§ **GIVEN DATA**
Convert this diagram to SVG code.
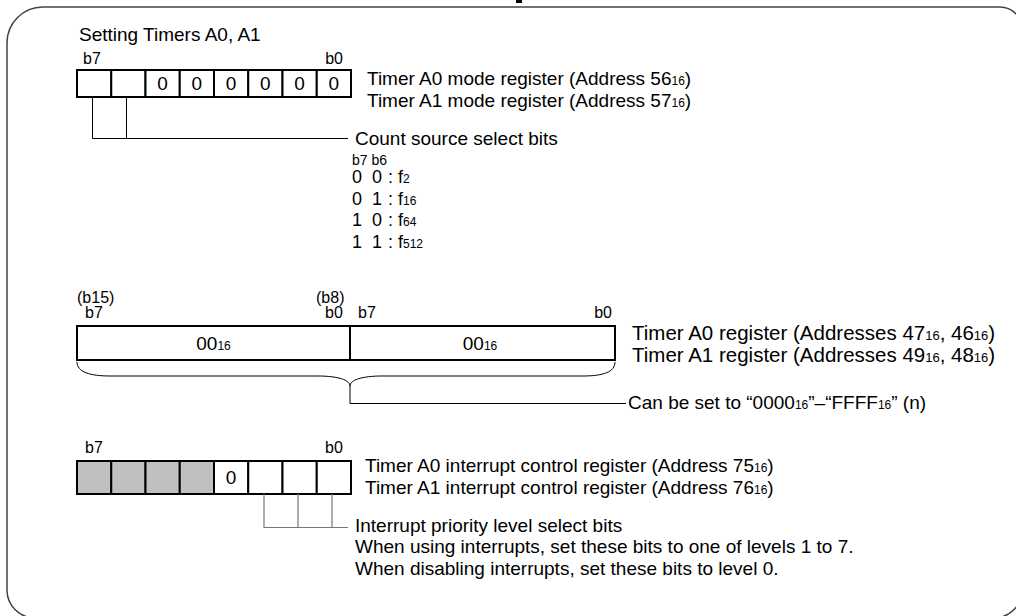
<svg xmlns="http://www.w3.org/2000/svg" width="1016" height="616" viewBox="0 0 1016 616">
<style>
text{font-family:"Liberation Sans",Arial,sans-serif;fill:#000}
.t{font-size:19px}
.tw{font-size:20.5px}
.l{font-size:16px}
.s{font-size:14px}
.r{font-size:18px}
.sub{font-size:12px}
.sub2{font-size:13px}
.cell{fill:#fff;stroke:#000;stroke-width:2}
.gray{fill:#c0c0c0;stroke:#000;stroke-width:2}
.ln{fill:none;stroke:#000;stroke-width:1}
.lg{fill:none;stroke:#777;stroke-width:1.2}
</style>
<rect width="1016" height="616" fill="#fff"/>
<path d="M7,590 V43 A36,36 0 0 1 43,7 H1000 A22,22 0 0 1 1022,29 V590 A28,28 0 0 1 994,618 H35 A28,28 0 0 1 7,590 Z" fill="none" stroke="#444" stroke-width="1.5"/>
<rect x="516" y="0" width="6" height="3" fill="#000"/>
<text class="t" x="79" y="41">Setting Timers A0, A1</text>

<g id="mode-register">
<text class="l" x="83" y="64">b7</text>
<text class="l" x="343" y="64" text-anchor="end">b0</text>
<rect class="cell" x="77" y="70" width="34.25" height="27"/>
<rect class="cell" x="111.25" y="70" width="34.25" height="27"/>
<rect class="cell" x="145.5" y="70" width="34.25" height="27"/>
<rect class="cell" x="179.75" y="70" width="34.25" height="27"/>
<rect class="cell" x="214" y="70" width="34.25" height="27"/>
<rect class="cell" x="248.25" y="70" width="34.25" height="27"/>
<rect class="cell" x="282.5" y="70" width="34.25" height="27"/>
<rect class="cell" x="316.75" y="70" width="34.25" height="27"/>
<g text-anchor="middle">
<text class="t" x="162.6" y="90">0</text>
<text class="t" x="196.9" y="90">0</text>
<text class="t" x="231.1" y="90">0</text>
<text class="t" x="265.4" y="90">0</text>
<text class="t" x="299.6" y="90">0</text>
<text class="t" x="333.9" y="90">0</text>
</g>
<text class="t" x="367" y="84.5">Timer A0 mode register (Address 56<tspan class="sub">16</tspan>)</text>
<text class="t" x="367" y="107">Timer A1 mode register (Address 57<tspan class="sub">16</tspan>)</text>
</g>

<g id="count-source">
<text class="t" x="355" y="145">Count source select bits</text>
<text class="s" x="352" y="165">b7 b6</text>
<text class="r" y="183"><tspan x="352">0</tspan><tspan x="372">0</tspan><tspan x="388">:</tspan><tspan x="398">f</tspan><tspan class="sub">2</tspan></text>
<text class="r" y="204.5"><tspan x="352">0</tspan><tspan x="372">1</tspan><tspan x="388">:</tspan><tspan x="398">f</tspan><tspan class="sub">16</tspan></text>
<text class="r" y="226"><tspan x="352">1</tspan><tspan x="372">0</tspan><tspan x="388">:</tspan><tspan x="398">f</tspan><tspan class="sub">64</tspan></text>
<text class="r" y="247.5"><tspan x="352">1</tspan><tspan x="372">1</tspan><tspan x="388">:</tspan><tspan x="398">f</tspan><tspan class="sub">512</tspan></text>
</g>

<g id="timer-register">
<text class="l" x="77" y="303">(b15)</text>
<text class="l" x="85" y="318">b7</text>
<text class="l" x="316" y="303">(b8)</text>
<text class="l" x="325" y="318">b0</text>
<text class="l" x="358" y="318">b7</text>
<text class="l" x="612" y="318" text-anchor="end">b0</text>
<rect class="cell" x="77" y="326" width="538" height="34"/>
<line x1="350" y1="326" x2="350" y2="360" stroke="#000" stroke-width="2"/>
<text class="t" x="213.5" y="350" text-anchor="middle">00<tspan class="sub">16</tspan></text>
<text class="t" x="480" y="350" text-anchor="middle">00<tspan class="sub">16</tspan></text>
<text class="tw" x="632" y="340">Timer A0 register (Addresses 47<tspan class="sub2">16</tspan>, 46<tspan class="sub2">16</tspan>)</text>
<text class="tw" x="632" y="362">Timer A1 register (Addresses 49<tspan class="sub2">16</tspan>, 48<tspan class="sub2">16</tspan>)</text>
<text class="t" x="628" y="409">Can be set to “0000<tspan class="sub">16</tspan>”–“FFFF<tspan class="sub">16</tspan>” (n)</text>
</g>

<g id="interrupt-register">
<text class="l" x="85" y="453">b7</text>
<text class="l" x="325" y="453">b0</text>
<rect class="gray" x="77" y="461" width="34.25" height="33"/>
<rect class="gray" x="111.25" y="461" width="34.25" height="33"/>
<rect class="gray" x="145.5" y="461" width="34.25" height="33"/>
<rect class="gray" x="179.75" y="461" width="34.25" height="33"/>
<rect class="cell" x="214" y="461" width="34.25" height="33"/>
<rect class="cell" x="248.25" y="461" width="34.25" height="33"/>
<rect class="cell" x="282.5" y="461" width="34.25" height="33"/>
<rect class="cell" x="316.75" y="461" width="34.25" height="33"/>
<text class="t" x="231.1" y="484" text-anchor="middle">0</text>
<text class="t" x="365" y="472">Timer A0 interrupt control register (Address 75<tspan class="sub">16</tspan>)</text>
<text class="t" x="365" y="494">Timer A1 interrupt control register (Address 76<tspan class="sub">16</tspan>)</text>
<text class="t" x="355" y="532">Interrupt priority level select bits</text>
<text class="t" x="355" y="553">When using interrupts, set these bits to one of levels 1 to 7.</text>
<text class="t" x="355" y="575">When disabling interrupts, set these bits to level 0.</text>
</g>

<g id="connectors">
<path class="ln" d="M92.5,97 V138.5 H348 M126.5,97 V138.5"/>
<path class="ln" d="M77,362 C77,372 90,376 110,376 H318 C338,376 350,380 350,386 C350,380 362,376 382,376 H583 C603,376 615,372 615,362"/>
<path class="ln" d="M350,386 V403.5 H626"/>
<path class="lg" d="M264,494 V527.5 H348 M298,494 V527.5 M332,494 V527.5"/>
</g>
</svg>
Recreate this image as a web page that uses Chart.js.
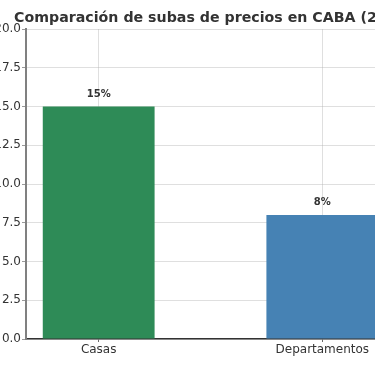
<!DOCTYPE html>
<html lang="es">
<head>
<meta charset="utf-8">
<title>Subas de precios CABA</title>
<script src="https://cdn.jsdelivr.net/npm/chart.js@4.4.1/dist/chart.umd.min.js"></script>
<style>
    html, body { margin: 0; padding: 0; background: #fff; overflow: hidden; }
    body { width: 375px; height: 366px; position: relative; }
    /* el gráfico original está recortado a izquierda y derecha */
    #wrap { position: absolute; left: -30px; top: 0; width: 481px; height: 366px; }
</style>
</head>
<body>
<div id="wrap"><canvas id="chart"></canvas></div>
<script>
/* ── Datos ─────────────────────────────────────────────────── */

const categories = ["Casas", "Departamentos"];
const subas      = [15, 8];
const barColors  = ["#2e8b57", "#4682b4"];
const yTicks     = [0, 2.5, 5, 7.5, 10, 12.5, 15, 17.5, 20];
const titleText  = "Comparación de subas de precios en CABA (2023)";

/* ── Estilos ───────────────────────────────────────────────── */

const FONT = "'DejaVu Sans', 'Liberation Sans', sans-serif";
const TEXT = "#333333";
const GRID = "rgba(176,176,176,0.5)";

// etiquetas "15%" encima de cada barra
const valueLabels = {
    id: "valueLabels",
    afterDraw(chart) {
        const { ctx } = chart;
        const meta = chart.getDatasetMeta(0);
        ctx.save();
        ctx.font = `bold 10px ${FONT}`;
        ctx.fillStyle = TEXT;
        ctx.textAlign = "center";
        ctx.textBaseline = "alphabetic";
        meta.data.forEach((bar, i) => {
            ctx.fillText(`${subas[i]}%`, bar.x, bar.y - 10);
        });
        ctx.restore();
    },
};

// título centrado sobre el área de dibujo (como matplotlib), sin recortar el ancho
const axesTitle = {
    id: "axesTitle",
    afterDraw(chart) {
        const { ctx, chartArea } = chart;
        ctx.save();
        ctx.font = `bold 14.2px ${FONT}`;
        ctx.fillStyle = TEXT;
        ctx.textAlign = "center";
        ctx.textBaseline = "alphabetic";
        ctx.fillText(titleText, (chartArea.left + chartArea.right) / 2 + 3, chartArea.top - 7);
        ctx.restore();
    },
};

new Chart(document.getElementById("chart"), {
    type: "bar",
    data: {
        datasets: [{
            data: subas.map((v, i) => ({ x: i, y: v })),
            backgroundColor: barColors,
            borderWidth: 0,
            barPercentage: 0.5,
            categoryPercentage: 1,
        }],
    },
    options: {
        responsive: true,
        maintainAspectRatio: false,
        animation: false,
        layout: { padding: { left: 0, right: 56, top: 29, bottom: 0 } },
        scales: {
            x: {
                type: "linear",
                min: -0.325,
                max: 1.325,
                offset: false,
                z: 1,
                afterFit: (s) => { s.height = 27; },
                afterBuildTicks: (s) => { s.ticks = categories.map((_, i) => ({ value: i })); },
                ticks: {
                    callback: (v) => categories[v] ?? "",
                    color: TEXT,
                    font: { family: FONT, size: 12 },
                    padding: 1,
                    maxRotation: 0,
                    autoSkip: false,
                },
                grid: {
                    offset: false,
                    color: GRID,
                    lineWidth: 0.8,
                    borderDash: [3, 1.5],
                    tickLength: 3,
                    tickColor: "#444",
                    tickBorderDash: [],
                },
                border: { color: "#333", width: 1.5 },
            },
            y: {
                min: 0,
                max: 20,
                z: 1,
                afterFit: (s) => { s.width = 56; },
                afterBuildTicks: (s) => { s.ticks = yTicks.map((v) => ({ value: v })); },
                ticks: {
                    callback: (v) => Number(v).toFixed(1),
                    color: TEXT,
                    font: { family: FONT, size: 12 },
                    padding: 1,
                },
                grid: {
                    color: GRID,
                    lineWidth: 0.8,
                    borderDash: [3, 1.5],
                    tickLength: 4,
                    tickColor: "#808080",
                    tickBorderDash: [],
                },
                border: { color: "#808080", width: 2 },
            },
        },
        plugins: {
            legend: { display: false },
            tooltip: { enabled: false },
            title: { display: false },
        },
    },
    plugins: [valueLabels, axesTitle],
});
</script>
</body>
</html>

§ **REQUIREMENTS**
What's needed is an exact copy of the lines above from the one with "Recreate this image" through the one with "Estilos ───────────────────────────────────────────────── */", both included; the pictures stay out.

§ **REPLY TO THE EXERCISE**
Recreate this image as a web page that uses Chart.js.
<!DOCTYPE html>
<html lang="es">
<head>
<meta charset="utf-8">
<title>Subas de precios CABA</title>
<script src="https://cdn.jsdelivr.net/npm/chart.js@4.4.1/dist/chart.umd.min.js"></script>
<style>
    html, body { margin: 0; padding: 0; background: #fff; overflow: hidden; }
    body { width: 375px; height: 366px; position: relative; }
    /* el gráfico original está recortado a izquierda y derecha */
    #wrap { position: absolute; left: -30px; top: 0; width: 481px; height: 366px; }
</style>
</head>
<body>
<div id="wrap"><canvas id="chart"></canvas></div>
<script>
/* ── Datos ─────────────────────────────────────────────────── */

const categories = ["Casas", "Departamentos"];
const subas      = [15, 8];
const barColors  = ["#2e8b57", "#4682b4"];
const yTicks     = [0, 2.5, 5, 7.5, 10, 12.5, 15, 17.5, 20];
const titleText  = "Comparación de subas de precios en CABA (2023)";

/* ── Estilos ───────────────────────────────────────────────── */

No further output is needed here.